Director: Michelangelo Antonioni

Reviewed by Paghat the Ratgirl



The great soundtrack orchestrated by Giovanni Fusco for L'Avventura (The Adventure; aka, The Fling, 1960) is kind of a blend of Anton Karas's theme for The Third Man (1949) recombinated with a spaghetti western score. I liked the soundtrack better than the movie.

L'AvventuraIn my youth I was devoted to Michaelangelo Antonioni, loved the majestic slow pacing of his films, the long often static shots. I found anything he touched mesmerizing in its beauty, & the characters always held me rapt.

My favorite was The Passenger (Professione: Reporter, 1975), but I'd go to double-bills at the repertoire cinema & Antonioni mini-festivals until I'd seen them all, & felt completely rewarded, though admitting some of these films were an ordeal.

As I've gotten so much older, I seem to have become spoilt by a lifelong diet of fast-paced thrillers, horror yarns, & adventures, & I find I lack the ability to become fully absorbed in films once beloved but which now feel bloated, self-indulgent, & not nearly as meaningful as a younger inexperienced mind liked to believe.

I hadn't revisited these films in decades, & settled on viewing L'Avventura in part because I couldn't remember it at all so figured it would be like seeing it for the first time. Also the stills had such a stark, forboding look, & I usually get an extra kick out of black & white cinematography.

Anna (Lea Massari), a wealthy young woman, has become dissatisfied with her Italian-movie-life & begins scowling in all the artfully arranged shots. It's so dull watching her it's no wonder she's dissatisfied, for I was bored by her too. We were both waiting for something to happen that was the least bit worthwhile.

Yaughting with her boring boyfriend (Gabriele Ferzetti) & her equally boring girlfriend (Monica Vitti) & adding to the mix a few even less interesting characters, they throw garbage on the sea & argue whether to swim. Then they swim. They arrive at tedious long last at an isolated volcanic island, where I hoped dinosaurs would eat them.

L'AvventuraAnna's idyllic summer continues to bore her -- & me. The character interactions develop along the lines of an adults-only version of Beach Blanket Bingo (1965).

Then inexplicably Anna vanishes on the ravaged volcanic island, never again to be seen. She's much more interesting in her absence than when she was around.

Everyone looks for her, slowly, detached, but in their world of amorality & decadence, getting it on with each other is more important.
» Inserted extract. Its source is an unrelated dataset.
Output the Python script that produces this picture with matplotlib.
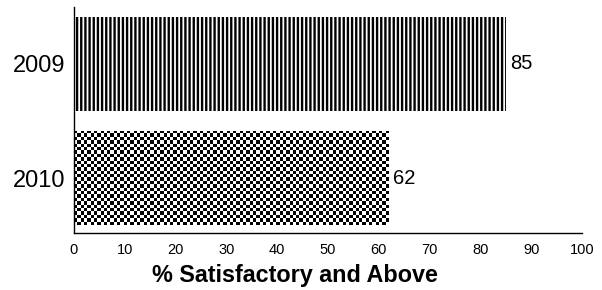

Yeah yeah, I get it, lesson learned, the rich devour even themselves.

I was never for a moment won over by these spoilt yob-wallies & was not entertained by the director's seeming invitation to deplore every character in his film.

Antonioni obviously intended these characters be disliked, but by paying so close attention to the upper classes (to which Antonioni did not belong) he just shows how important they were to him.

To me, they had nothing going for them. The only possible thing that could've justified their assinine opinions & actions in life would be if the dinosaurs had shown up after all to eat them. I did at least like the silvery landscapes; you can't fault the camera.

So. Had I been in my youth a film viewer of greater taste & easy patience than I am today, or was I just a sucker like every other urban film-fairy of the era, who so easily mistook Antonioni for a genius?